N, M = map(int , input().split())
Words = []
for _ in range(N):
    Words.append(input())

Q = int(input())
Query = []
for _ in range(Q):
    Query.append(input())

out =  Solve(N, M, Words, Q, Query)
for x in out_:
    print(x)

Can somebody help me with some pseudocode or algorithm which can solve this problem, please?

Answers

I guess my first try would have been to replace the ? with a . in the query, i.e. change ?at to .at, and then use those as regular expressions and match them against all the words in the dictionary, something as simple as this:

import re
for q in queries:
    p = re.compile(q.replace("?", "."))
    print(sum(1 for w in words if p.match(w)))

However, seeing the input sizes as N up to 5x104 and Q up to 105, this might be too slow, just as any other algorithm comparing all pairs of words and queries.

On the other hand, note that M, the number of letters per word, is constant and rather low. So instead, you could create Mx26 sets of words for all letters in all positions and then get the intersection of those sets.

from collections import defaultdict
from functools import reduce

M = 3
words = ["cat", "map", "bat", "man", "pen"]
queries = ["?at", "ma?", "?a?", "??n"]

sets = defaultdict(set)
for word in words:
    for i, c in enumerate(word):
        sets[i,c].add(word)

all_words = set(words)
for q in queries:
    possible_words = (sets[i,c] for i, c in enumerate(q) if c != "?")
    w = reduce(set.intersection, possible_words, all_words)
    print(q, len(w), w)

In the worst case (a query that has a non-? letter that is common to most or all words in the dictionary) this may still be slow, but should be much faster in filtering down the words than iterating all the words for each query. (Assuming random letters in both words and queries, the set of words for the first letter will contain N/26 words, the intersection for the first two has N/26² words, etc.)

This could probably be improved a bit by taking the different cases into account, e.g. (a) if the query does not contain any ?, just check whether it is in the set (!) of words without creating all those intersections; (b) if the query is all-?, just return the set of all words; and (c) sort the possible-words-sets by size and start the intersection with the smallest sets first to reduce the size of temporarily created sets.
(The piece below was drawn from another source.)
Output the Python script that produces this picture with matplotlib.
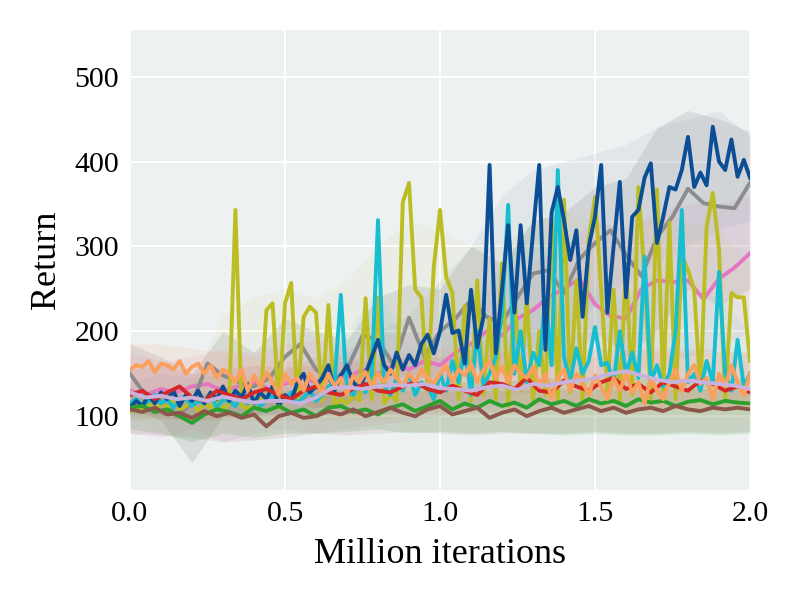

About time complexity: To be honest, I am not sure what time complexity this algorithm has. With N, Q, and M being the number of words, number of queries, and length of words and queries, respectively, creating the initial sets will have complexity O(N*M). After that, the complexity of the queries obviously depends on the number of non-? in the queries (and thus the number of set intersections to create), and the average size of the sets. For queries with zero, one, or M non-? characters, the query will execute in O(M) (evaluating the situation and then a single set/dict lookup), but for queries with two or more non-?-characters, the first set intersections will have on average complexity O(N/26), which strictly speaking is still O(N). (All following intersections will only have to consider N/26², N/26³ etc. elements and are thus negligible.) I don't know how this compares to The Trie Approach and would be very interested if any of the other answers could elaborate on that.